Unfortunately, project was never used in production.
Upon closing of the previous project, I've participated in building a solution for managing and controlling assets in the field of water management.
Software allowed provisioning, monitoring and control of smart devices both for industrial and private-owned facilities.
In my free time I've also built a helper desktop app to manage and test connected devices.
This project became my first fullstack experience in production.
I was lucky to join a project with a vast scope and impact on the real world - a SaaS platform for IoT devices.
Initially, it wasn't focused on any particular industry area, allowing any smart device with access to the Internet to persist its data and communicate in real-time with other such devices.
Platform itself was extremely feature-rich, including SDKs for building device firmware and client applications, highly complex rule engine to process incoming events, abstract data model allowing to represent anything from a T-Shirt to a Smart Water Heater, rich analytics over collected data, geolocation for incoming events, image recognition, real-time pub/sub for most of the entities and events, fully customizable dashboards (akin to AWS Cloud Watch) and much much more.
During the years I worked with most of the components in the Platform, applying them for vastly different use-cases, ranging from a simple page for a digitized product to a fully-fledged Warehouse Management and Analytics built on top of the main Platform.
The last day in the Company is something I still warmly remember.
Later, company made an accent on the Tagged Products use-cases, collaborating with world-leading brands in digitizing their products and their lifecycle in the supply chain.
For my onboarding to the Platform, I was given a task to create a sample client application for interacting with Platform APIs.
The application allowed Users to observe and control their devices connected to the Platform.
A screenshot of one of the app pages. It featured real-time updates and a toggle for switching to a local IoT Hub instead of Cloud APIs.
Alongside the application itself, I've proposed an implementation for a UI kit to quickly assemble such applications in the future.
Sample code allowing quick assembly of a page for working with a certain IoT device via Platform APIs.
I've implemented a complete revamp of emails delivered by the Platform, migrating from text-only to a consistently styled HTML.

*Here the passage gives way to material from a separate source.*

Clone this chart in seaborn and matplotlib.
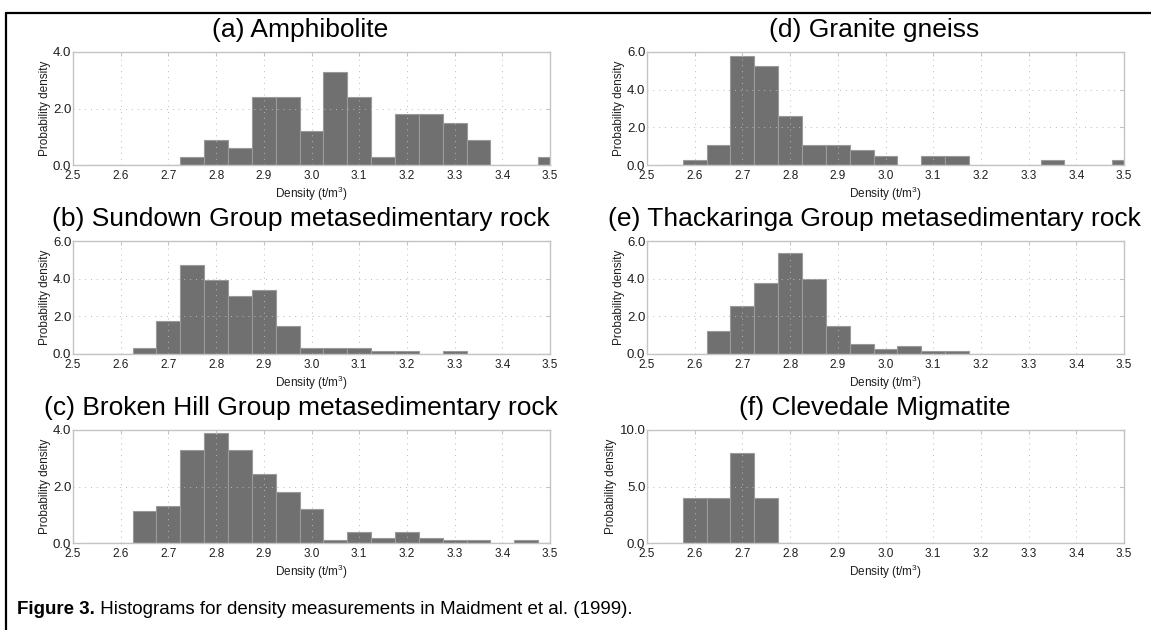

Amongst the features it included a component system for quickly composing new types of emails and full support for older email clients, like Outlook.
Reusable email button, for example.
As our application featured leaflet-based maps in multiple places, we've decided to unify the developer experience and wrap commonly used features in an easy-to-use package.
Main focus of the abstraction was on the programmatic control of the component, allowing to display a dynamic map legend, load/unload markers with clusters and drawing custom polygons over the map.
Amongst interesting features was automatic data clustering on the backend, to avoid transfers of colossal amounts of data for continent-level zooms.
Another aspect was to implement desired default behavior with little or no additional configuration for basic use-cases.
The platform has been providing a quite uniform experience for most entities, consisting of multiple reusable blocks of behavior, such as tagging, storing custom data, assigning custom identifiers, and scoping resources to a specific project within the account.
When adding another resource type, we opted to unify our developer experience by building CRUD pages for such resources too.
This approach allowed us to reduce the delivery time for such basic pages from weeks to days for each new resource.
The experience includes behaviors such as listing entities, filtering them by available fields, creating new entities, and editing existing ones, all built with the same exact reusable components.
The platform offered a wide range of APIs, necessitating frequent triggers for test sequences or providing additional control over entities beyond the basic CRUD model.
A screenshot of one of the tool's pages, designed to dispatch custom actions on specific resources.
We've developed an API client similar to Postman, enabling users to perform requests and observe the outcomes.
As Platform aggregated huge amounts of data, we faced the need to expose the most typical KPIs and Metrics for accounts of our users.
All the widgets positions/layouts and their contents were fully customizable for a particular Account needs.
It was approached by building a set of reusable visualisation components which could be connected to our Analytics API. Components allowed tweaking of the metric dimensions and content to the need of a particular user.
As Platform featured dozens of resources and APIs, not all of them were utilised in each and every solution. Alongside with that, some solution required restricting the content which users can access based on their Role in the Account.
We approached the problem by implementing a fine-grained Role and Attribute based access control for the application.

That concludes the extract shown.